_GIVEN EXERCISE_: Transcribe the data in full and exactly, omitting any pictures.

_COLLECTED DATA_:
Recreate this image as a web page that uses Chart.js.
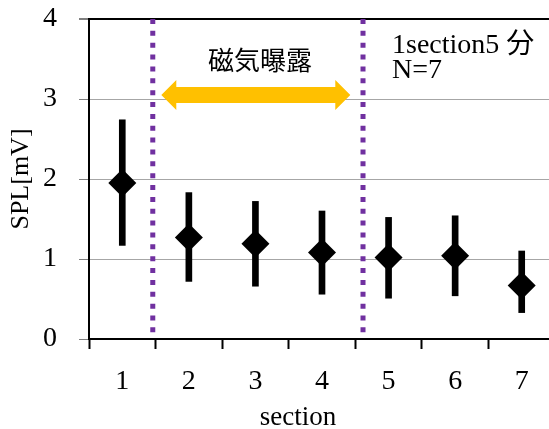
<!DOCTYPE html>
<html>
<head>
<meta charset="utf-8">
<script src="https://cdn.jsdelivr.net/npm/chart.js@4.4.0/dist/chart.umd.min.js"></script>
<style>
  html, body { margin: 0; padding: 0; background: #ffffff; overflow: hidden; }
  #frame { width: 549px; height: 429px; overflow: hidden; }
  #wrap { width: 555px; height: 429px; position: relative; }
</style>
</head>
<body>
<div id="frame"><div id="wrap"><canvas id="chart"></canvas></div></div>
<script>
// Sections and mean SPL with error-bar ends
const sections = ['1', '2', '3', '4', '5', '6', '7'];
const meanSPL  = [1.95, 1.27, 1.19, 1.08, 1.02, 1.04, 0.67];
const upperSPL = [2.74, 1.83, 1.72, 1.60, 1.52, 1.54, 1.10];
const lowerSPL = [1.17, 0.72, 0.66, 0.56, 0.51, 0.54, 0.33];
const yTicks   = [0, 1, 2, 3, 4];

// Exposure period: dotted borders and arrow span, in section-index units
const exposureBorders = [0.458, 3.616];
const arrowSpan = [0.586, 3.425];
const arrowLevel = 3.05;

const serif = '"Liberation Serif", "Times New Roman", "Noto Sans CJK JP", serif';
const cjk = '"Noto Sans CJK JP", "Noto Sans CJK SC", sans-serif';

const annotations = {
  id: 'annotations',
  afterDatasetsDraw(chart) {
    const { ctx, chartArea, scales: { x, y } } = chart;
    ctx.save();

    // dotted purple borders of the exposure period
    ctx.strokeStyle = '#7030A0';
    ctx.lineWidth = 5;
    ctx.setLineDash([5, 6.86]);
    exposureBorders.forEach(v => {
      const px = x.getPixelForValue(v);
      ctx.beginPath();
      ctx.moveTo(px, chartArea.top);
      ctx.lineTo(px, chartArea.bottom - 6);
      ctx.stroke();
    });
    ctx.setLineDash([]);

    // double-headed arrow
    const x0 = x.getPixelForValue(arrowSpan[0]);
    const x1 = x.getPixelForValue(arrowSpan[1]);
    const ay = y.getPixelForValue(arrowLevel);
    const shaft = 8, head = 15, headLen = 15;
    ctx.fillStyle = '#FFC000';
    ctx.beginPath();
    ctx.moveTo(x0, ay);
    ctx.lineTo(x0 + headLen, ay - head);
    ctx.lineTo(x0 + headLen, ay - shaft);
    ctx.lineTo(x1 - headLen, ay - shaft);
    ctx.lineTo(x1 - headLen, ay - head);
    ctx.lineTo(x1, ay);
    ctx.lineTo(x1 - headLen, ay + head);
    ctx.lineTo(x1 - headLen, ay + shaft);
    ctx.lineTo(x0 + headLen, ay + shaft);
    ctx.lineTo(x0 + headLen, ay + head);
    ctx.closePath();
    ctx.fill();

    // labels
    ctx.fillStyle = '#000000';
    ctx.textBaseline = 'alphabetic';
    ctx.textAlign = 'center';
    ctx.font = '26px ' + cjk;
    ctx.fillText('磁気曝露', 260, 70);

    ctx.textAlign = 'left';
    ctx.font = '28px ' + serif;
    ctx.fillText('1section5 分', 392, 53);
    ctx.fillText('N=7', 392, 78);

    ctx.textAlign = 'center';
    ctx.font = '27px ' + serif;
    ctx.fillText('section', 298, 425);
    ctx.restore();
  }
};

new Chart(document.getElementById('chart'), {
  type: 'bar',
  data: {
    labels: sections,
    datasets: [
      {
        type: 'line',
        label: 'mean',
        data: meanSPL,
        showLine: false,
        pointStyle: 'rectRot',
        pointRadius: 14,
        pointBorderWidth: 0,
        pointBackgroundColor: '#000000',
        pointBorderColor: '#000000',
        order: 0
      },
      {
        label: 'range',
        data: lowerSPL.map((lo, i) => [lo, upperSPL[i]]),
        backgroundColor: '#000000',
        borderWidth: 0,
        barThickness: 6,
        order: 1
      }
    ]
  },
  options: {
    responsive: true,
    maintainAspectRatio: false,
    animation: false,
    devicePixelRatio: 1,
    layout: { autoPadding: false, padding: { top: 19, right: 0, left: 0, bottom: 0 } },
    plugins: { legend: { display: false }, tooltip: { enabled: false } },
    scales: {
      x: {
        offset: true,
        grid: {
          offset: true,
          drawOnChartArea: false,
          tickLength: 10,
          tickColor: '#000000',
          tickWidth: 2
        },
        border: { color: '#000000', width: 2 },
        ticks: {
          padding: 16,
          color: '#000000',
          font: { family: serif, size: 28 }
        },
        afterFit(scale) {
          scale.height = 90;
          scale.paddingLeft = 0;
          scale.paddingRight = 0;
        }
      },
      y: {
        min: 0,
        max: 4,
        afterBuildTicks(scale) { scale.ticks = yTicks.map(v => ({ value: v })); },
        grid: {
          color: c => (c.tick && c.tick.value === 4 ? '#000000' : '#A6A6A6'),
          lineWidth: c => (c.tick && c.tick.value === 4 ? 2 : 1),
          tickLength: 10,
          tickColor: '#7F7F7F'
        },
        border: { color: '#000000', width: 2 },
        ticks: {
          padding: 22,
          color: '#000000',
          font: { family: serif, size: 28 }
        },
        title: {
          display: true,
          text: 'SPL[mV]',
          color: '#000000',
          font: { family: serif, size: 26 },
          padding: { top: 6, bottom: 0 }
        },
        afterFit(scale) {
          scale.width = 89;
          scale.paddingTop = 0;
          scale.paddingBottom = 0;
        }
      }
    }
  },
  plugins: [annotations]
});
</script>
</body>
</html>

_TASK SOLUTION_:
Recreate this image as a web page that uses Chart.js.
<!DOCTYPE html>
<html>
<head>
<meta charset="utf-8">
<script src="https://cdn.jsdelivr.net/npm/chart.js@4.4.0/dist/chart.umd.min.js"></script>
<style>
  html, body { margin: 0; padding: 0; background: #ffffff; overflow: hidden; }
  #frame { width: 549px; height: 429px; overflow: hidden; }
  #wrap { width: 555px; height: 429px; position: relative; }
</style>
</head>
<body>
<div id="frame"><div id="wrap"><canvas id="chart"></canvas></div></div>
<script>
// Sections and mean SPL with error-bar ends
const sections = ['1', '2', '3', '4', '5', '6', '7'];
const meanSPL  = [1.95, 1.27, 1.19, 1.08, 1.02, 1.04, 0.67];
const upperSPL = [2.74, 1.83, 1.72, 1.60, 1.52, 1.54, 1.10];
const lowerSPL = [1.17, 0.72, 0.66, 0.56, 0.51, 0.54, 0.33];
const yTicks   = [0, 1, 2, 3, 4];

// Exposure period: dotted borders and arrow span, in section-index units
const exposureBorders = [0.458, 3.616];
const arrowSpan = [0.586, 3.425];
const arrowLevel = 3.05;

const serif = '"Liberation Serif", "Times New Roman", "Noto Sans CJK JP", serif';
const cjk = '"Noto Sans CJK JP", "Noto Sans CJK SC", sans-serif';

const annotations = {
  id: 'annotations',
  afterDatasetsDraw(chart) {
    const { ctx, chartArea, scales: { x, y } } = chart;
    ctx.save();

    // dotted purple borders of the exposure period
    ctx.strokeStyle = '#7030A0';
    ctx.lineWidth = 5;
    ctx.setLineDash([5, 6.86]);
    exposureBorders.forEach(v => {
      const px = x.getPixelForValue(v);
      ctx.beginPath();
      ctx.moveTo(px, chartArea.top);
      ctx.lineTo(px, chartArea.bottom - 6);
      ctx.stroke();
    });
    ctx.setLineDash([]);

    // double-headed arrow
    const x0 = x.getPixelForValue(arrowSpan[0]);
    const x1 = x.getPixelForValue(arrowSpan[1]);
    const ay = y.getPixelForValue(arrowLevel);
    const shaft = 8, head = 15, headLen = 15;
    ctx.fillStyle = '#FFC000';
    ctx.beginPath();
    ctx.moveTo(x0, ay);
    ctx.lineTo(x0 + headLen, ay - head);
    ctx.lineTo(x0 + headLen, ay - shaft);
    ctx.lineTo(x1 - headLen, ay - shaft);
    ctx.lineTo(x1 - headLen, ay - head);
    ctx.lineTo(x1, ay);
    ctx.lineTo(x1 - headLen, ay + head);
    ctx.lineTo(x1 - headLen, ay + shaft);
    ctx.lineTo(x0 + headLen, ay + shaft);
    ctx.lineTo(x0 + headLen, ay + head);
    ctx.closePath();
    ctx.fill();

    // labels
    ctx.fillStyle = '#000000';
    ctx.textBaseline = 'alphabetic';
    ctx.textAlign = 'center';
    ctx.font = '26px ' + cjk;
    ctx.fillText('磁気曝露', 260, 70);

    ctx.textAlign = 'left';
    ctx.font = '28px ' + serif;
    ctx.fillText('1section5 分', 392, 53);
    ctx.fillText('N=7', 392, 78);

    ctx.textAlign = 'center';
    ctx.font = '27px ' + serif;
    ctx.fillText('section', 298, 425);
    ctx.restore();
  }
};

new Chart(document.getElementById('chart'), {
  type: 'bar',
  data: {
    labels: sections,
    datasets: [
      {
        type: 'line',
        label: 'mean',
        data: meanSPL,
        showLine: false,
        pointStyle: 'rectRot',
        pointRadius: 14,
        pointBorderWidth: 0,
        pointBackgroundColor: '#000000',
        pointBorderColor: '#000000',
        order: 0
      },
      {
        label: 'range',
        data: lowerSPL.map((lo, i) => [lo, upperSPL[i]]),
        backgroundColor: '#000000',
        borderWidth: 0,
        barThickness: 6,
        order: 1
      }
    ]
  },
  options: {
    responsive: true,
    maintainAspectRatio: false,
    animation: false,
    devicePixelRatio: 1,
    layout: { autoPadding: false, padding: { top: 19, right: 0, left: 0, bottom: 0 } },
    plugins: { legend: { display: false }, tooltip: { enabled: false } },
    scales: {
      x: {
        offset: true,
        grid: {
          offset: true,
          drawOnChartArea: false,
          tickLength: 10,
          tickColor: '#000000',
          tickWidth: 2
        },
        border: { color: '#000000', width: 2 },
        ticks: {
          padding: 16,
          color: '#000000',
          font: { family: serif, size: 28 }
        },
        afterFit(scale) {
          scale.height = 90;
          scale.paddingLeft = 0;
          scale.paddingRight = 0;
        }
      },
      y: {
        min: 0,
        max: 4,
        afterBuildTicks(scale) { scale.ticks = yTicks.map(v => ({ value: v })); },
        grid: {
          color: c => (c.tick && c.tick.value === 4 ? '#000000' : '#A6A6A6'),
          lineWidth: c => (c.tick && c.tick.value === 4 ? 2 : 1),
          tickLength: 10,
          tickColor: '#7F7F7F'
        },
        border: { color: '#000000', width: 2 },
        ticks: {
          padding: 22,
          color: '#000000',
          font: { family: serif, size: 28 }
        },
        title: {
          display: true,
          text: 'SPL[mV]',
          color: '#000000',
          font: { family: serif, size: 26 },
          padding: { top: 6, bottom: 0 }
        },
        afterFit(scale) {
          scale.width = 89;
          scale.paddingTop = 0;
          scale.paddingBottom = 0;
        }
      }
    }
  },
  plugins: [annotations]
});
</script>
</body>
</html>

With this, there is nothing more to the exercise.